GETTING BILLS PASSED
The key to getting bills passed is to know your legislators. How many people know their state legislators or state
senators? You need to know them on a first-name basis. You need to send them literature. If they have a fundraiser, go to it. They don’t care if you give them money or not because the lobbyists will give them money—they just need a crowd. If you are there and talk to them, stay a little late and mingle. They’ll appreciate it.
There are a few people in the legislature who are really important. How many people know their ag committee
chairman? In some states, if the chairman doesn’t want to hear a bill, he can simply say, “We are not going to hear that bill this year.” That is called a pocket veto. The chairman is powerful and can get things done. You need to know the chairman of the ag committee in both the house and the senate.
Moving on up, the one who is really powerful is the speaker of the house. How many people know the speakers of
the house or senate?
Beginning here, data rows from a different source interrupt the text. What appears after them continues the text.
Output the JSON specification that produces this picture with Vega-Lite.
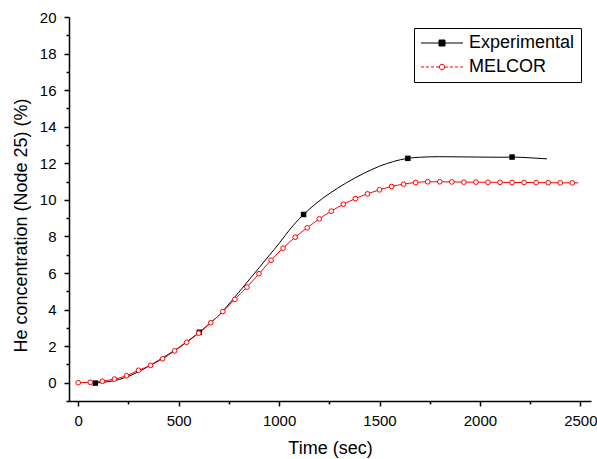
{
  "$schema": "https://vega.github.io/schema/vega-lite/v6.json",
  "width": 522,
  "height": 384,
  "autosize": {"type": "none"},
  "padding": {"left": 69, "top": 17, "right": 6, "bottom": 58},
  "background": "white",
  "config": {
    "view": {"stroke": null},
    "font": "Liberation Sans",
    "axis": {
      "grid": false,
      "domainColor": "black",
      "domainWidth": 1.5,
      "tickColor": "black",
      "tickWidth": 1.5,
      "labelColor": "black",
      "labelFont": "Liberation Sans",
      "labelFontSize": 15,
      "titleFont": "Liberation Sans",
      "titleFontSize": 18,
      "titleFontWeight": "normal",
      "titleColor": "black"
    }
  },
  "data": {
    "values": [
      {"series": "Experimental", "time": 85, "conc": -0.02, "marker": 1},
      {"series": "Experimental", "time": 150, "conc": 0.06, "marker": 0},
      {"series": "Experimental", "time": 200, "conc": 0.17, "marker": 0},
      {"series": "Experimental", "time": 250, "conc": 0.35, "marker": 0},
      {"series": "Experimental", "time": 300, "conc": 0.6, "marker": 0},
      {"series": "Experimental", "time": 350, "conc": 0.9, "marker": 0},
      {"series": "Experimental", "time": 400, "conc": 1.22, "marker": 0},
      {"series": "Experimental", "time": 450, "conc": 1.56, "marker": 0},
      {"series": "Experimental", "time": 500, "conc": 1.92, "marker": 0},
      {"series": "Experimental", "time": 550, "conc": 2.32, "marker": 0},
      {"series": "Experimental", "time": 603, "conc": 2.76, "marker": 1},
      {"series": "Experimental", "time": 650, "conc": 3.2, "marker": 0},
      {"series": "Experimental", "time": 700, "conc": 3.68, "marker": 0},
      {"series": "Experimental", "time": 750, "conc": 4.3, "marker": 0},
      {"series": "Experimental", "time": 800, "conc": 4.95, "marker": 0},
      {"series": "Experimental", "time": 850, "conc": 5.62, "marker": 0},
      {"series": "Experimental", "time": 900, "conc": 6.28, "marker": 0},
      {"series": "Experimental", "time": 950, "conc": 6.95, "marker": 0},
      {"series": "Experimental", "time": 1000, "conc": 7.62, "marker": 0},
      {"series": "Experimental", "time": 1030, "conc": 8.05, "marker": 0},
      {"series": "Experimental", "time": 1070, "conc": 8.6, "marker": 0},
      {"series": "Experimental", "time": 1122, "conc": 9.2, "marker": 1},
      {"series": "Experimental", "time": 1179, "conc": 9.76, "marker": 0},
      {"series": "Experimental", "time": 1254, "conc": 10.37, "marker": 0},
      {"series": "Experimental", "time": 1330, "conc": 10.9, "marker": 0},
      {"series": "Experimental", "time": 1420, "conc": 11.44, "marker": 0},
      {"series": "Experimental", "time": 1500, "conc": 11.84, "marker": 0},
      {"series": "Experimental", "time": 1570, "conc": 12.1, "marker": 0},
      {"series": "Experimental", "time": 1641, "conc": 12.27, "marker": 1},
      {"series": "Experimental", "time": 1700, "conc": 12.33, "marker": 0},
      {"series": "Experimental", "time": 1800, "conc": 12.36, "marker": 0},
      {"series": "Experimental", "time": 1900, "conc": 12.35, "marker": 0},
      {"series": "Experimental", "time": 2000, "conc": 12.34, "marker": 0},
      {"series": "Experimental", "time": 2100, "conc": 12.33, "marker": 0},
      {"series": "Experimental", "time": 2160, "conc": 12.34, "marker": 1},
      {"series": "Experimental", "time": 2250, "conc": 12.3, "marker": 0},
      {"series": "Experimental", "time": 2334, "conc": 12.24, "marker": 0},
      {"series": "MELCOR", "time": 0, "conc": 0, "marker": 1},
      {"series": "MELCOR", "time": 60, "conc": 0.02, "marker": 1},
      {"series": "MELCOR", "time": 120, "conc": 0.08, "marker": 1},
      {"series": "MELCOR", "time": 180, "conc": 0.2, "marker": 1},
      {"series": "MELCOR", "time": 240, "conc": 0.38, "marker": 1},
      {"series": "MELCOR", "time": 300, "conc": 0.68, "marker": 1},
      {"series": "MELCOR", "time": 360, "conc": 0.95, "marker": 1},
      {"series": "MELCOR", "time": 420, "conc": 1.31, "marker": 1},
      {"series": "MELCOR", "time": 480, "conc": 1.74, "marker": 1},
      {"series": "MELCOR", "time": 540, "conc": 2.21, "marker": 1},
      {"series": "MELCOR", "time": 600, "conc": 2.71, "marker": 1},
      {"series": "MELCOR", "time": 660, "conc": 3.28, "marker": 1},
      {"series": "MELCOR", "time": 720, "conc": 3.89, "marker": 1},
      {"series": "MELCOR", "time": 780, "conc": 4.56, "marker": 1},
      {"series": "MELCOR", "time": 840, "conc": 5.23, "marker": 1},
      {"series": "MELCOR", "time": 900, "conc": 5.96, "marker": 1},
      {"series": "MELCOR", "time": 960, "conc": 6.7, "marker": 1},
      {"series": "MELCOR", "time": 1020, "conc": 7.36, "marker": 1},
      {"series": "MELCOR", "time": 1080, "conc": 7.96, "marker": 1},
      {"series": "MELCOR", "time": 1140, "conc": 8.47, "marker": 1},
      {"series": "MELCOR", "time": 1200, "conc": 8.96, "marker": 1},
      {"series": "MELCOR", "time": 1260, "conc": 9.38, "marker": 1},
      {"series": "MELCOR", "time": 1320, "conc": 9.76, "marker": 1},
      {"series": "MELCOR", "time": 1380, "conc": 10.07, "marker": 1},
      {"series": "MELCOR", "time": 1440, "conc": 10.33, "marker": 1},
      {"series": "MELCOR", "time": 1500, "conc": 10.55, "marker": 1},
      {"series": "MELCOR", "time": 1560, "conc": 10.73, "marker": 1},
      {"series": "MELCOR", "time": 1620, "conc": 10.86, "marker": 1},
      {"series": "MELCOR", "time": 1680, "conc": 10.95, "marker": 1},
      {"series": "MELCOR", "time": 1740, "conc": 10.99, "marker": 1},
      {"series": "MELCOR", "time": 1800, "conc": 10.99, "marker": 1},
      {"series": "MELCOR", "time": 1860, "conc": 10.98, "marker": 1},
      {"series": "MELCOR", "time": 1920, "conc": 10.97, "marker": 1},
      {"series": "MELCOR", "time": 1980, "conc": 10.97, "marker": 1},
      {"series": "MELCOR", "time": 2040, "conc": 10.96, "marker": 1},
      {"series": "MELCOR", "time": 2100, "conc": 10.96, "marker": 1},
      {"series": "MELCOR", "time": 2160, "conc": 10.95, "marker": 1},
      {"series": "MELCOR", "time": 2220, "conc": 10.95, "marker": 1},
      {"series": "MELCOR", "time": 2280, "conc": 10.94, "marker": 1},
      {"series": "MELCOR", "time": 2340, "conc": 10.94, "marker": 1},
      {"series": "MELCOR", "time": 2400, "conc": 10.93, "marker": 1},
      {"series": "MELCOR", "time": 2460, "conc": 10.93, "marker": 1},
      {"series": "MELCOR", "time": 2490, "conc": 10.93, "marker": 0}
    ]
  },
  "encoding": {
    "x": {
      "field": "time",
      "type": "quantitative",
      "scale": {"domain": [-46, 2553], "nice": false, "zero": false},
      "axis": {
        "title": "Time (sec)",
        "values": [0, 250, 500, 750, 1000, 1250, 1500, 1750, 2000, 2250, 2500],
        "format": "d",
        "tickSize": {"condition": {"test": "datum.value % 500 === 0", "value": 5}, "value": 3},
        "labelExpr": "datum.value % 500 === 0 ? datum.label : ''",
        "labelPadding": 7,
        "titlePadding": 11,
        "labelFlush": false,
        "labelOverlap": false
      }
    },
    "y": {
      "field": "conc",
      "type": "quantitative",
      "scale": {"domain": [-1, 20], "nice": false, "zero": false},
      "axis": {
        "title": "He concentration (Node 25) (%)",
        "values": [-1, 0, 1, 2, 3, 4, 5, 6, 7, 8, 9, 10, 11, 12, 13, 14, 15, 16, 17, 18, 19, 20],
        "tickSize": {"condition": {"test": "datum.value % 2 === 0", "value": 5}, "value": 3},
        "labelExpr": "datum.value % 2 === 0 ? datum.label : ''",
        "labelPadding": 8,
        "titlePadding": 9,
        "titleY": 208,
        "labelFlush": false,
        "labelOverlap": false
      }
    }
  },
  "layer": [
    {
      "mark": {"type": "line", "strokeWidth": 1, "interpolate": "monotone"},
      "encoding": {
        "color": {
          "field": "series",
          "type": "nominal",
          "sort": ["Experimental", "MELCOR"],
          "scale": {"domain": ["Experimental", "MELCOR"], "range": ["black", "red"]},
          "legend": {
            "title": null,
            "orient": "none",
            "legendX": 345,
            "legendY": 11,
            "strokeColor": "black",
            "fillColor": "white",
            "padding": 6,
            "labelFont": "Liberation Sans",
            "labelFontSize": 18,
            "labelColor": "black",
            "labelOffset": 18,
            "symbolOffset": 13,
            "symbolSize": 36,
            "symbolStrokeWidth": 1,
            "rowPadding": 6,
            "encode": {
              "symbols": {
                "update": {
                  "shape": {"signal": "datum.value === 'Experimental' ? 'M-7,0H7M-1,-1H1V1H-1Z' : 'M-7,0H-6M-5.33,0H-4.33M-3.67,0H-2.67M-2,0H-1M1,0H2M2.67,0H3.67M4.33,0H5.33M6,0H7M0.9,0A0.9,0.9 0 1 1 -0.9,0A0.9,0.9 0 1 1 0.9,0Z'"},
                  "fill": {"signal": "datum.value === 'Experimental' ? 'black' : 'white'"},
                  "stroke": {"signal": "datum.value === 'Experimental' ? 'black' : 'red'"},
                  "strokeWidth": {"value": 1},
                  "opacity": {"value": 1}
                }
              }
            }
          }
        }
      }
    },
    {
      "transform": [{"filter": "datum.series === 'Experimental' && datum.marker === 1"}],
      "mark": {"type": "point", "shape": "square", "filled": true, "color": "black", "size": 30, "opacity": 1}
    },
    {
      "transform": [{"filter": "datum.series === 'MELCOR' && datum.marker === 1"}],
      "mark": {"type": "point", "shape": "circle", "filled": true, "fill": "white", "stroke": "red", "strokeWidth": 1, "size": 22, "opacity": 1}
    }
  ]
}
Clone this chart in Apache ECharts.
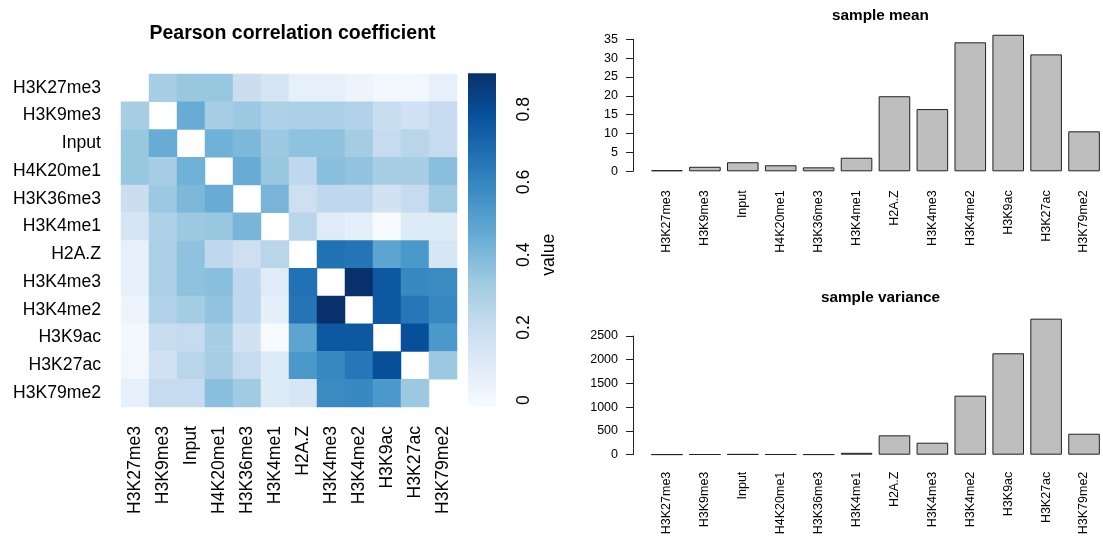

They are just regular people and regular state representatives. In Tennessee, they pay us minimum wage. Our salary is twenty thousand dollars a year. I am just thankful they don’t pay us what we are worth. The speakers are regular people, so don’t be intimidated by them. I always tell my daughters, “No one can intimidate you unless you give them permission.” Don’t give these legislators permission to intimidate you. Go see them and talk to them. If you have limited time and can only get to know two people, spend time on your speakers. You should know those two—the speaker of the house and senate are key. They can make things happen. They are elected by the other members. They make a little more money and work a little harder, and they can get things done. If all of sudden the speaker is interested in a bill, most people on that committee will be interested in that bill.
Moving up again, there’s the commissioner of agriculture. Sometimes they can help you, but most of the time they are in the pocket of Big Ag. They generally won’t help you too much. If you happen to know the governor, that is great, but when it comes to passing legislation, I would rather know the speaker of the house or senate. They are the ones that actually get it done.
This article appeared in Wise Traditions in Food, Farming and the Healing Arts, the quarterly magazine of the Weston A. Price Foundation, Spring 2017.